In a recent, unpublished decision, in a case in which coverage was sought for a suit filed against the insured by a shareholder, the District Court of New Jersey held that that two causes of actions were covered, while the remaining two claims were excluded from coverage under the terms of the policy. However, the court did not venture further into how to allocate, leaving it up to the parties to determine how best to allocate the defense costs in the ongoing litigation. With respect to the attorneys' fees for bringing the coverage action, however, the court was not inclined to consider allocation at all. Though the insured established coverage for only half of the causes of action, the court held that was sufficient to allow recovery of all its fees in pursuing coverage. Foodtown Inc. et al. v. National Union Fire Insurance Co., No. 05-3627 (D.N.J. Aug. 20, 2008).
In 2005, Foodtown filed a lawsuit (the "Coverage Litigation") seeking a declaration that its D&O insurer was obligated to pay the costs to defend Foodtown and Foodtown's directors and officers in a lawsuit brought by Food King, Inc., a shareholder of Foodtown (the "Underlying Litigation"). In its motion for summary judgment in the Coverage Litigation, the D&O insurer argued that coverage was not available for the Underlying Litigation because the "Insured v. Insured" exclusion in the D&O policy excluded coverage for claims by shareholders of Foodtown on behalf of the insured company (i.e., shareholder derivative actions) when brought with the assistance of an insured individual or entity. The insurer also asserted that at least one cause of action was not covered by virtue of an exclusion for loss arising out of claims against a specific entity, Twin County Grocers.
The court looked to the nature of the relief sought in deciding whether the causes of action in the Underlying Litigation were direct, and therefore not subject to the Insured v. Insured exclusion, or derivative, and, because they were brought with the assistance of an insured, therefore subject to the exclusion. It held that one of the causes of action was excluded on the basis that it was derivative in nature because, in those three causes of action, all the Foodtown shareholders allegedly suffered from the alleged wrongs by Foodtown's board. Three other causes of action were direct, because the harm alleged was to Food King only. It further held that the exclusion for loss arising out of claims against Twin County Grocers served to exclude one of the three direct causes of action. The court ordered that the D&O insurer and Foodtown allocate among themselves the appropriate amount of covered and uncovered defense fees in the Underlying Litigation, as they were in the best position to do so. (Because the Underlying Litigation had not yet been resolved, there was no need to consider allocation of a settlement or judgment).

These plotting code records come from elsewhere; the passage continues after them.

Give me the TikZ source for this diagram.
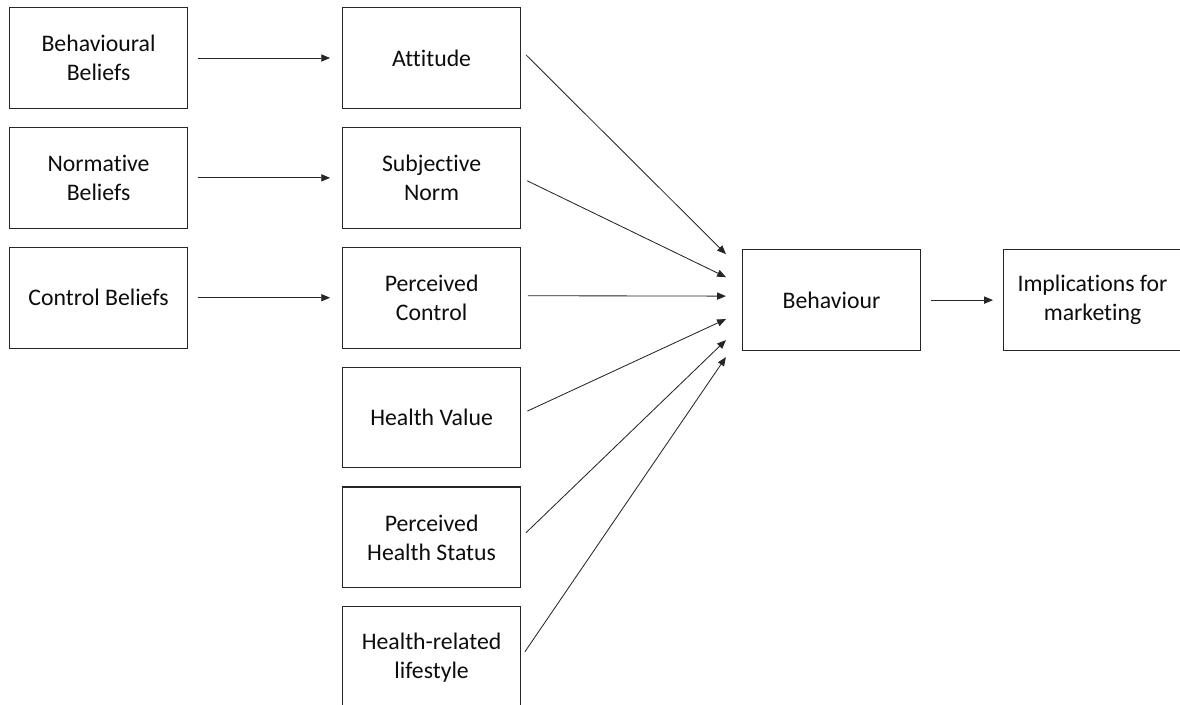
\documentclass[tikz,border=0pt]{standalone}
\usepackage{fontspec}
\setmainfont{Carlito}[Ligatures=NoCommon]
\usetikzlibrary{arrows.meta,calc,positioning}

\begin{document}
\begin{tikzpicture}[
  box/.style={draw=black!85, line width=0.75pt, minimum width=4.45cm, minimum height=2.52cm,
    align=center, text=black!95, font=\fontsize{16.9pt}{20.6pt}\selectfont},
  link/.style={draw=black!85, line width=0.6pt, -{Triangle[length=0.22cm, width=0.18cm]}}
]

% page size
\useasboundingbox (0,0) rectangle (29.5,-17.6);

% gaps
\def\vgap{0.45cm}
\def\hgap{3.85cm}

% middle column
\node[box] (att) at (10.79,-1.45) {Attitude};
\node[box, below=\vgap of att] (sn) {Subjective\\ Norm};
\node[box, below=\vgap of sn] (pc) {Perceived\\ Control};
\node[box, below=\vgap of pc] (hv) {Health Value};
\node[box, below=\vgap of hv] (phs) {Perceived\\ Health Status};
\node[box, below=\vgap of phs] (hrl) {Health-related\\ lifestyle};

% left column
\node[box, left=\hgap of att] (bb) {Behavioural\\ Beliefs};
\node[box, left=\hgap of sn] (nb) {Normative\\ Beliefs};
\node[box, left=\hgap of pc] (cb) {Control Beliefs};

% right side
\node[box, right=5.52cm of pc, yshift=-0.06cm] (beh) {Behaviour};
\node[box, right=2.05cm of beh] (impl) {Implications for\\ marketing};

% beliefs -> constructs
\foreach \a/\b in {bb/att, nb/sn, cb/pc}
  \draw[link, shorten <=0.25cm, shorten >=0.3cm] (\a) -- (\b);

% constructs -> behaviour
\foreach \src/\dy/\ty in {att/0.2/1.15, sn/0/0.575, pc/0.05/0.1, hv/0.09/-0.475, phs/0/-1.0, hrl/0/-1.425}
  \draw[link, shorten <=0.17cm] ($(\src.east)+(0,\dy)$) -- ($(beh.west)+(-0.4,\ty)$);

% behaviour -> implications
\draw[link, shorten <=0.25cm, shorten >=0.25cm] (beh) -- (impl);

\end{tikzpicture}
\end{document}
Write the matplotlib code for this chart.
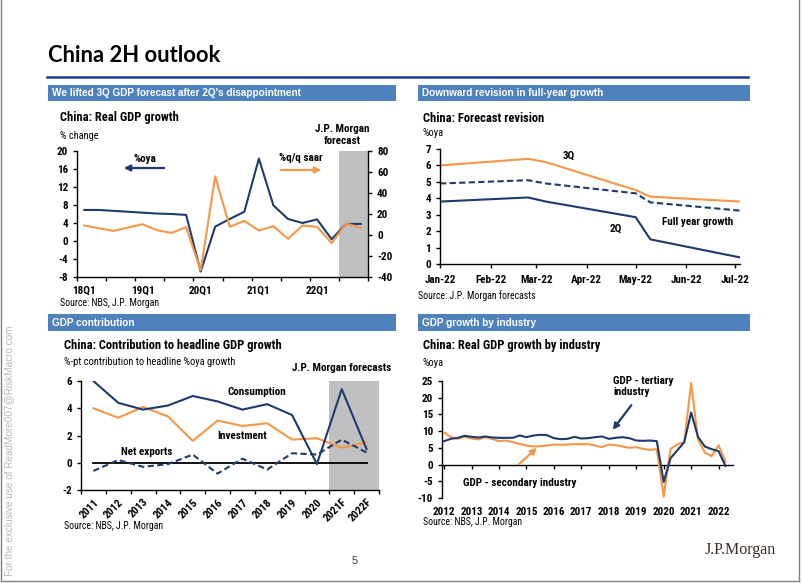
import numpy as np
import pandas as pd
import matplotlib
matplotlib.use('Agg')
import matplotlib.pyplot as plt
import matplotlib.dates as mdates
import matplotlib.font_manager as fm
from matplotlib.patches import Rectangle, FancyArrowPatch
from matplotlib.lines import Line2D

# ---------------- data ----------------
gdp_quarters = ['18Q1', '18Q2', '18Q3', '18Q4', '19Q1', '19Q2', '19Q3', '19Q4',
                '20Q1', '20Q2', '20Q3', '20Q4', '21Q1', '21Q2', '21Q3', '21Q4',
                '22Q1', '22Q2', '22Q3', '22Q4']
gdp_oya = [6.9, 6.9, 6.7, 6.5, 6.3, 6.1, 6.0, 5.8, -6.8, 3.2, 4.9, 6.5,
           18.3, 7.9, 4.9, 4.0, 4.8, 0.4, 3.8, 3.8]
gdp_saar = [9.0, 6.5, 3.9, 7.1, 10.3, 4.6, 2.0, 7.4, -33.6, 55.8, 7.8, 13.5,
            4.2, 8.4, -3.7, 9.0, 7.8, -7.8, 11.0, 6.8]
gdp_forecast_from = '22Q3'
gdp_xlabels = ['18Q1', '19Q1', '20Q1', '21Q1', '22Q1']

rev_dates = ['2022-01-01', '2022-02-24', '2022-03-07', '2022-05-01', '2022-05-10', '2022-07-04']
rev_3q = [6.0, 6.4, 6.2, 4.5, 4.1, 3.8]
rev_fy = [4.9, 5.1, 4.9, 4.3, 3.75, 3.25]
rev_2q = [3.8, 4.05, 3.8, 2.85, 1.5, 0.4]

contrib_years = ['2011', '2012', '2013', '2014', '2015', '2016', '2017', '2018',
                 '2019', '2020', '2021F', '2022F']
contrib_consumption = [6.0, 4.4, 3.9, 4.2, 4.9, 4.5, 3.9, 4.3, 3.5, -0.1, 5.4, 1.0]
contrib_investment = [4.0, 3.3, 4.1, 3.4, 1.6, 3.1, 2.7, 2.9, 1.7, 1.8, 1.1, 1.5]
contrib_netexports = [-0.6, 0.2, -0.3, -0.1, 0.6, -0.8, 0.3, -0.5, 0.7, 0.6, 1.7, 0.75]
contrib_forecast_from = '2021F'

ind_years = ['2012', '2013', '2014', '2015', '2016', '2017', '2018', '2019',
             '2020', '2021', '2022']
ind_tertiary = [7.0, 7.7, 8.0, 8.6, 8.3, 8.1, 8.4, 8.1, 8.0, 8.0, 8.0, 8.7,
                8.2, 8.7, 8.9, 8.8, 7.9, 7.6, 7.7, 8.3, 7.8, 7.9, 8.2, 8.4,
                7.7, 8.0, 8.2, 7.9, 7.2, 7.1, 7.2, 7.0, -5.2, 1.9, 4.3, 6.7,
                15.6, 8.3, 5.4, 4.6, 4.0, -0.4]
ind_secondary = [9.6, 8.2, 7.7, 8.3, 7.8, 7.5, 8.2, 7.7, 7.0, 7.2, 6.7, 6.2,
                 5.7, 5.4, 5.5, 5.7, 6.0, 5.9, 6.0, 6.1, 6.1, 6.1, 5.7, 5.2,
                 6.0, 5.8, 5.4, 5.0, 5.2, 4.7, 4.4, 4.6, -9.6, 4.7, 6.0, 6.8,
                 24.4, 7.5, 3.6, 2.5, 5.8, 0.9]

# ---------------- style ----------------
W, H = 802, 583
NAVY = '#1F3A6E'
ORANGE = '#F79646'
GREY = '#C0C0C0'
HEADER = '#4F81BD'

avail = {f.name for f in fm.fontManager.ttflist}
NARROW, K = 'Liberation Sans', 0.84
for cand in ['Liberation Sans Narrow', 'Arial Narrow', 'Roboto Condensed',
             'Open Sans Condensed']:
    if cand in avail:
        NARROW, K = cand, 1.0
        break
plt.rcParams['font.family'] = [NARROW, 'DejaVu Sans']
plt.rcParams['axes.linewidth'] = 1.0

fig = plt.figure(figsize=(W / 100, H / 100), dpi=100, facecolor='white')


def ax_rect(l, t, r, b):
    return [l / W, 1 - b / H, (r - l) / W, (b - t) / H]


def ftext(x, y, s, **kw):
    kw.setdefault('va', 'center')
    kw.setdefault('ha', 'left')
    fig.text(x / W, 1 - y / H, s, **kw)


def header(l, t, r, b, s):
    fig.patches.append(Rectangle((l / W, 1 - b / H), (r - l) / W, (b - t) / H,
                                 transform=fig.transFigure, facecolor=HEADER,
                                 edgecolor='none'))
    ftext(l + 4, (t + b) / 2, s, color='white', fontweight='bold', fontsize=7.2,
          family='Liberation Sans')


def farrow(x0, y0, x1, y1, color):
    fig.patches.append(FancyArrowPatch((x0 / W, 1 - y0 / H), (x1 / W, 1 - y1 / H),
                                       transform=fig.transFigure, arrowstyle='-|>',
                                       mutation_scale=9, lw=1.6, color=color))


def style(ax, visible=('left', 'bottom')):
    for name, sp in ax.spines.items():
        sp.set_visible(name in visible)
        sp.set_color('black')
    ax.tick_params(which='both', labelsize=8 * K, width=1, length=3,
                   direction='out', colors='black')
    ax.set_facecolor('none')


TICK_FONT = dict(fontweight='bold', fontsize=8 * K)
TITLE = dict(fontweight='bold', fontsize=9 * K)
SUB = dict(fontsize=7.5 * K)
SRC = dict(fontsize=7 * K)
ANN = dict(fontweight='bold', fontsize=8 * K)

# ---------------- page ----------------
ftext(48, 55, 'China 2H outlook', family='Lato', fontweight='bold', fontsize=15.8)
fig.add_artist(Line2D([47 / W, 748 / W], [1 - 77 / H] * 2, color='#1F3A8A', lw=1.8))
header(48, 85, 396, 101, "We lifted 3Q GDP forecast after 2Q's disappointment")
header(418, 85, 750, 101, 'Downward revision in full-year growth')
header(48, 314, 396, 331, 'GDP contribution')
header(418, 314, 750, 331, 'GDP growth by industry')

# ---------------- chart 1 ----------------
ax1 = fig.add_axes(ax_rect(77, 151, 368, 277))
x1 = np.arange(len(gdp_quarters))
f0 = gdp_quarters.index(gdp_forecast_from)
ax1.axvspan(f0 - 0.5, len(x1) - 0.5, color=GREY, lw=0, zorder=0)
ax1.plot(x1, gdp_oya, color=NAVY, lw=1.5, zorder=3)
ax1.set_xlim(-0.5, len(x1) - 0.5)
ax1.set_ylim(-8, 20)
ax1.set_yticks(np.arange(-8, 21, 4))
ax1.set_yticklabels([f'{v:d}' for v in np.arange(-8, 21, 4)], **TICK_FONT)
style(ax1, ('left', 'bottom'))
ax1.set_xticks(np.arange(-0.5, len(x1), 2))
ax1.set_xticklabels([])
ax1.set_xticks([gdp_quarters.index(q) for q in gdp_xlabels], minor=True)
ax1.set_xticklabels(gdp_xlabels, minor=True, **TICK_FONT)
ax1.tick_params(axis='x', which='minor', length=0, pad=6.5)
ax1r = ax1.twinx()
ax1r.plot(x1, gdp_saar, color=ORANGE, lw=1.5, zorder=2)
ax1r.set_ylim(-40, 80)
ax1r.set_yticks(np.arange(-40, 81, 20))
ax1r.set_yticklabels([f'{v:d}' for v in np.arange(-40, 81, 20)], **TICK_FONT)
style(ax1r, ('right',))
ax1r.set_xlim(-0.5, len(x1) - 0.5)

ftext(60, 118, 'China: Real GDP growth', **TITLE)
ftext(60, 136, '% change', **SUB)
ftext(342, 129, 'J.P. Morgan', ha='center', **ANN)
ftext(342, 141, 'forecast', ha='center', **ANN)
ftext(133, 159, '%oya', **ANN)
farrow(167, 168, 121, 168, NAVY)
ftext(279, 158, '%q/q saar', **ANN)
farrow(278, 170, 324, 170, ORANGE)
ftext(60, 303, 'Source: NBS, J.P. Morgan', **SRC)

# ---------------- chart 2 ----------------
ax2 = fig.add_axes(ax_rect(440, 149, 740, 264))
d2 = pd.to_datetime(rev_dates)
ax2.plot(d2, rev_3q, color=ORANGE, lw=1.5)
ax2.plot(d2, rev_fy, color=NAVY, lw=1.5, ls=(0, (3, 1.6)))
ax2.plot(d2, rev_2q, color=NAVY, lw=1.5)
ax2.set_xlim(pd.Timestamp('2022-01-01'), pd.Timestamp('2022-07-04'))
ax2.set_ylim(0, 7)
ax2.xaxis.set_major_locator(mdates.MonthLocator())
ax2.xaxis.set_major_formatter(mdates.DateFormatter('%b-%y'))
ax2.set_yticks(np.arange(0, 8, 1))
ax2.set_yticklabels([str(v) for v in range(8)], **TICK_FONT)
style(ax2)
for lab in ax2.get_xticklabels():
    lab.set_fontweight('bold')
ax2.tick_params(axis='x', pad=5)

ftext(423, 118, 'China: Forecast revision', **TITLE)
ftext(423, 133, '%oya', **SUB)
ftext(569, 156, '3Q', ha='center', **ANN)
ftext(662, 222, 'Full year growth', **ANN)
ftext(616, 229, '2Q', ha='center', **ANN)
ftext(418, 296, 'Source: J.P. Morgan forecasts', **SRC)

# ---------------- chart 3 ----------------
ax3 = fig.add_axes(ax_rect(81, 381, 379, 490))
x3 = np.arange(len(contrib_years))
c0 = contrib_years.index(contrib_forecast_from)
ax3.axvspan(c0 - 0.5, len(x3) - 0.5, color=GREY, lw=0, zorder=0)
ax3.plot(x3, np.zeros(len(x3)), color='black', lw=1.3, zorder=2)
ax3.plot(x3, contrib_investment, color=ORANGE, lw=1.5, zorder=3)
ax3.plot(x3, contrib_consumption, color=NAVY, lw=1.5, zorder=4)
ax3.plot(x3, contrib_netexports, color=NAVY, lw=1.5, ls=(0, (3, 1.6)), zorder=4)
ax3.set_xlim(-0.5, len(x3) - 0.5)
ax3.set_ylim(-2, 6)
ax3.set_yticks(np.arange(-2, 7, 2))
ax3.set_yticklabels([str(v) for v in range(-2, 7, 2)], **TICK_FONT)
style(ax3)
ax3.set_xticks(np.arange(-0.5, len(x3), 1))
ax3.set_xticklabels([])
ax3.set_xticks(x3, minor=True)
ax3.set_xticklabels(contrib_years, minor=True, rotation=45, ha='right', va='top',
                    rotation_mode='anchor', **TICK_FONT)
ax3.tick_params(axis='x', which='minor', length=0, pad=5)

ftext(64, 345, 'China: Contribution to headline GDP growth', **TITLE)
ftext(64, 362, '%-pt contribution to headline %oya growth', **SUB)
ftext(342, 368, 'J.P. Morgan forecasts', ha='center', **ANN)
ftext(228, 392, 'Consumption', **ANN)
ftext(217, 436, 'Investment', **ANN)
ftext(121, 452, 'Net exports', **ANN)
ftext(64, 526, 'Source: NBS, J.P. Morgan', **SRC)

# ---------------- chart 4 ----------------
ax4 = fig.add_axes(ax_rect(442, 381, 733, 498))
x4 = np.arange(len(ind_tertiary))
ax4.plot(x4, ind_secondary, color=ORANGE, lw=1.5, zorder=3)
ax4.plot(x4, ind_tertiary, color=NAVY, lw=1.5, zorder=4)
ax4.set_xlim(-0.3, 42.1)
ax4.set_ylim(-10, 25)
ax4.set_yticks(np.arange(-10, 26, 5))
ax4.set_yticklabels([str(v) for v in range(-10, 26, 5)], **TICK_FONT)
style(ax4)
ax4.spines['bottom'].set_position(('data', 0))
ypos = [4 * i for i in range(len(ind_years))]
ax4.set_xticks(ypos)
ax4.set_xticklabels([])
for p, yr in zip(ypos, ind_years):
    ax4.text(p, -(512 - 498) / (498 - 381), yr, ha='center', va='center',
             transform=ax4.get_xaxis_transform(), **TICK_FONT)

ftext(423, 346, 'China: Real GDP growth by industry', **TITLE)
ftext(423, 363, '%oya', **SUB)
ftext(613, 381, 'GDP - tertiary', **ANN)
ftext(613, 392, 'industry', **ANN)
farrow(633, 403, 611, 432, NAVY)
ftext(463, 483, 'GDP - secondary industry', **ANN)
farrow(517, 466, 539, 446, ORANGE)
ftext(423, 522, 'Source: NBS, J.P. Morgan', **SRC)

# ---------------- footer ----------------
ftext(355, 561, '5', ha='center', fontsize=8, color='#404040', family='Liberation Sans')
ftext(740, 550, 'J.P.Morgan', ha='center', fontsize=11.5, color='#3d2b24',
      family='Liberation Serif')
fig.text(9 / W, 1 - 451 / H, 'For the exclusive use of ReadMore007@RiskMacro.com',
         rotation=90, ha='center', va='center', fontsize=7.2, color='#b8b8b8',
         family='Liberation Sans')
for xs, ys in [([1, 1], [0, 581]), ([1, 799], [581, 581]), ([799, 799], [0, 581])]:
    fig.add_artist(Line2D([v / W for v in xs], [1 - v / H for v in ys],
                          color='#808080', lw=1.0))

fig.savefig('out.png', dpi=100, facecolor='white')
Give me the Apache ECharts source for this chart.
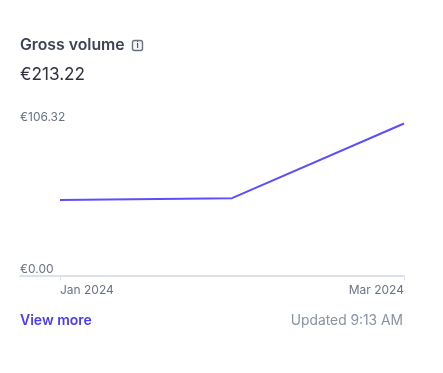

The decision is perhaps most interesting for what the court apparently concluded but did not specifically address. First, the court appears to have determined that each cause of action, rather than the entire complaint, constitutes a "claim" for purposes of determining whether the policy exclusions apply. Second, the court did not address how the parties were to determine an appropriate allocation of defense fees other than noting that the parties themselves should undertake the task. The court did not explicitly suggest whether an allocation should be based on the relative exposure faced by the insured under each cause of action, or whether only those additional expenses incurred by virtue of the uncovered claims should be excluded - two methods of allocation commonly referred to as "relative exposure" and "larger settlement" respectively. By its decision that the parties are best positioned to determine allocation, the court appears to have recognized that a simple allocation formula based solely on the number of covered causes of action would likely not be appropriate. Instead, the court's decision may be read to imply that consideration of whether one cause of action represents greater liability exposure (and higher defense expenses) than another would be necessary to arrive at an appropriate allocation. In that sense, by allowing the parties to determine an allocation, the court may be implying that the "relative exposure" method should be used.
As noted above, the good news for the insurer stops there. While the court scored it as two for the insurer and two for the insured, it was not inclined to allow partial fees based on partial success in the coverage litigation, but instead allowed the insured all of its reasonable fees.